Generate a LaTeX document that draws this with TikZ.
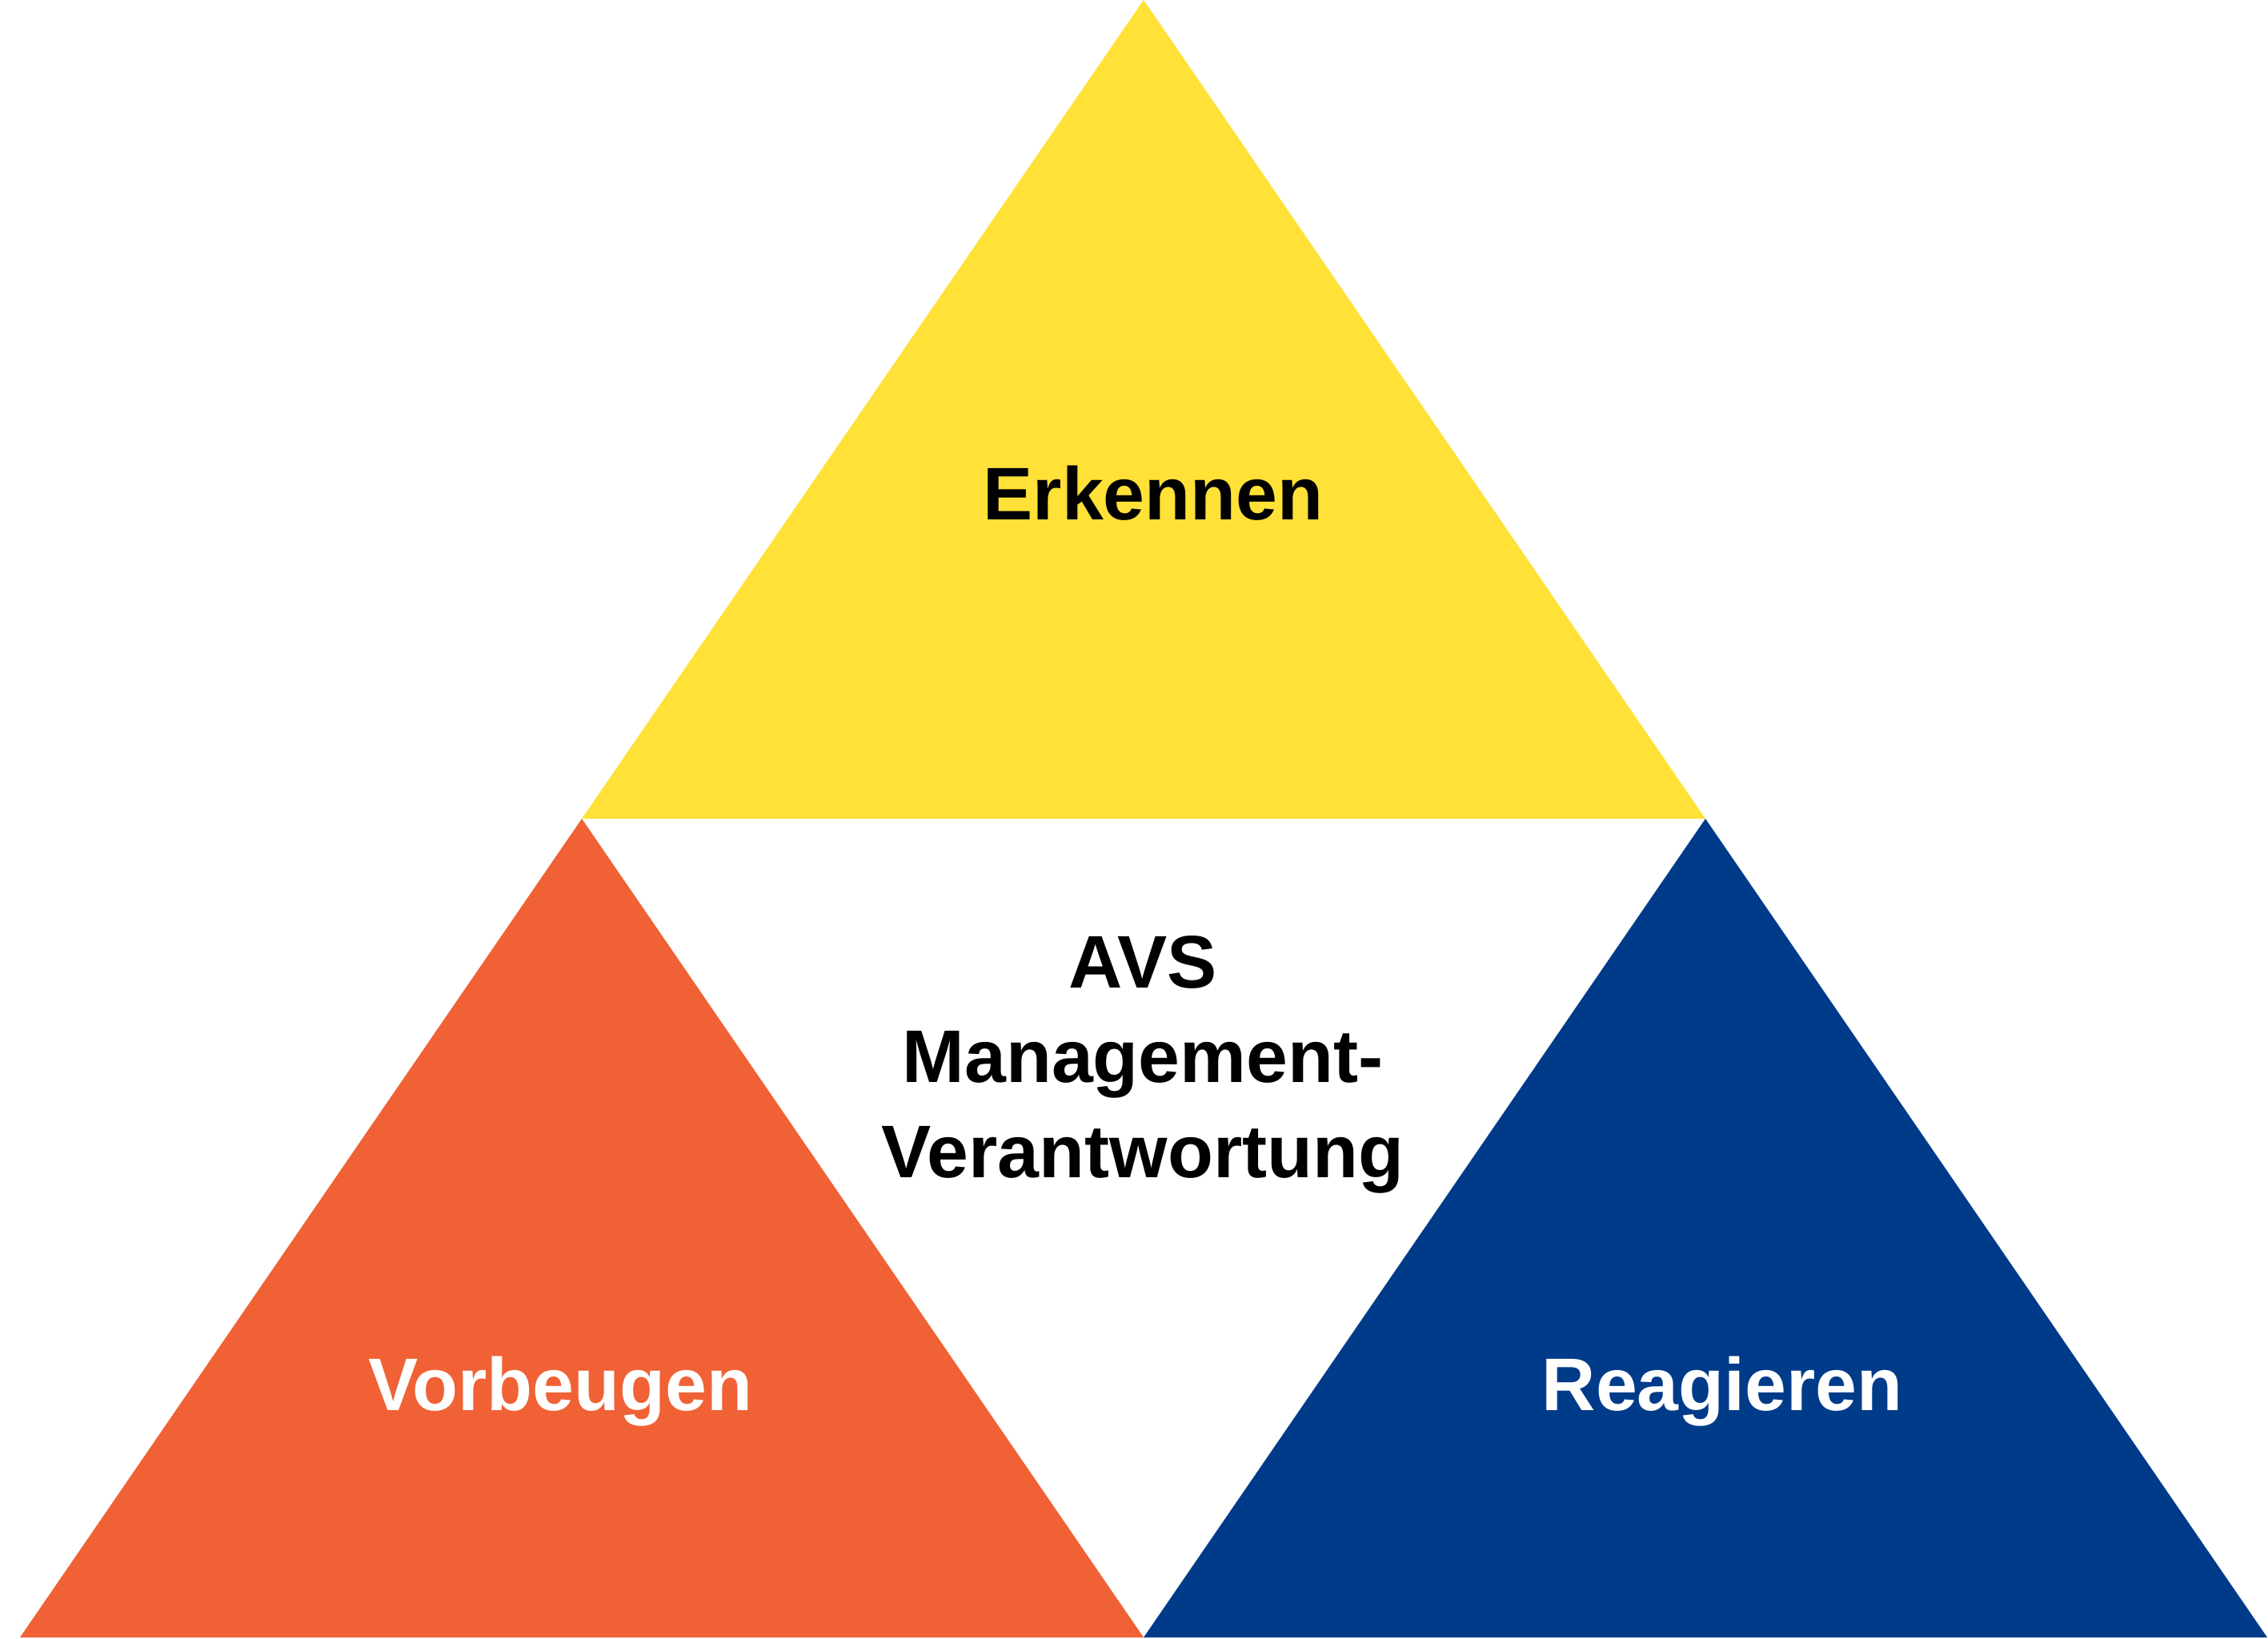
\documentclass[tikz,border=0pt]{standalone}
\usepackage{fontspec}
\setmainfont{Liberation Sans}
\definecolor{avsyellow}{RGB}{255,225,55}
\definecolor{avsorange}{RGB}{240,98,53}
\definecolor{avsblue}{RGB}{0,59,138}
\tikzset{
    label/.style={font=\fontsize{26.5}{33.6}\selectfont\bfseries,anchor=base,inner sep=0pt},
}

\begin{document}
\begin{tikzpicture}[x=0.01cm,y=0.01cm]
\useasboundingbox (0,0) rectangle (2834,2047);
\coordinate (top) at (1429,2047);
\coordinate (ml) at (727,1024);
\coordinate (mr) at (2131,1024);
\coordinate (bl) at (25,1);
\coordinate (bm) at (1429,1);
\coordinate (br) at (2833,1);

\fill[avsyellow](top)--(ml)--(mr)--cycle;
\fill[avsorange](ml)--(bl)--(bm)--cycle;
\fill[avsblue](mr)--(bm)--(br)--cycle;

\node[label] (erkennen) at (1441,1397) {Erkennen};
\node[label,white] (vorbeugen) at (700,285) {Vorbeugen};
\node[label,white] (reagieren) at (2152,285) {Reagieren};
\node[label,align=center] (avs) at (1428,576) {AVS\\Management-\\Verantwortung};

\end{tikzpicture}
\end{document}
══════
[Job]: Exclude the pictures. Write out the remaining data exactly.

[Task answer]:
Generate a LaTeX document that draws this with TikZ.
\documentclass[tikz,border=0pt]{standalone}
\usepackage{fontspec}
\setmainfont{Liberation Sans}
\definecolor{avsyellow}{RGB}{255,225,55}
\definecolor{avsorange}{RGB}{240,98,53}
\definecolor{avsblue}{RGB}{0,59,138}
\tikzset{
    label/.style={font=\fontsize{26.5}{33.6}\selectfont\bfseries,anchor=base,inner sep=0pt},
}

\begin{document}
\begin{tikzpicture}[x=0.01cm,y=0.01cm]
\useasboundingbox (0,0) rectangle (2834,2047);
\coordinate (top) at (1429,2047);
\coordinate (ml) at (727,1024);
\coordinate (mr) at (2131,1024);
\coordinate (bl) at (25,1);
\coordinate (bm) at (1429,1);
\coordinate (br) at (2833,1);

\fill[avsyellow](top)--(ml)--(mr)--cycle;
\fill[avsorange](ml)--(bl)--(bm)--cycle;
\fill[avsblue](mr)--(bm)--(br)--cycle;

\node[label] (erkennen) at (1441,1397) {Erkennen};
\node[label,white] (vorbeugen) at (700,285) {Vorbeugen};
\node[label,white] (reagieren) at (2152,285) {Reagieren};
\node[label,align=center] (avs) at (1428,576) {AVS\\Management-\\Verantwortung};

\end{tikzpicture}
\end{document}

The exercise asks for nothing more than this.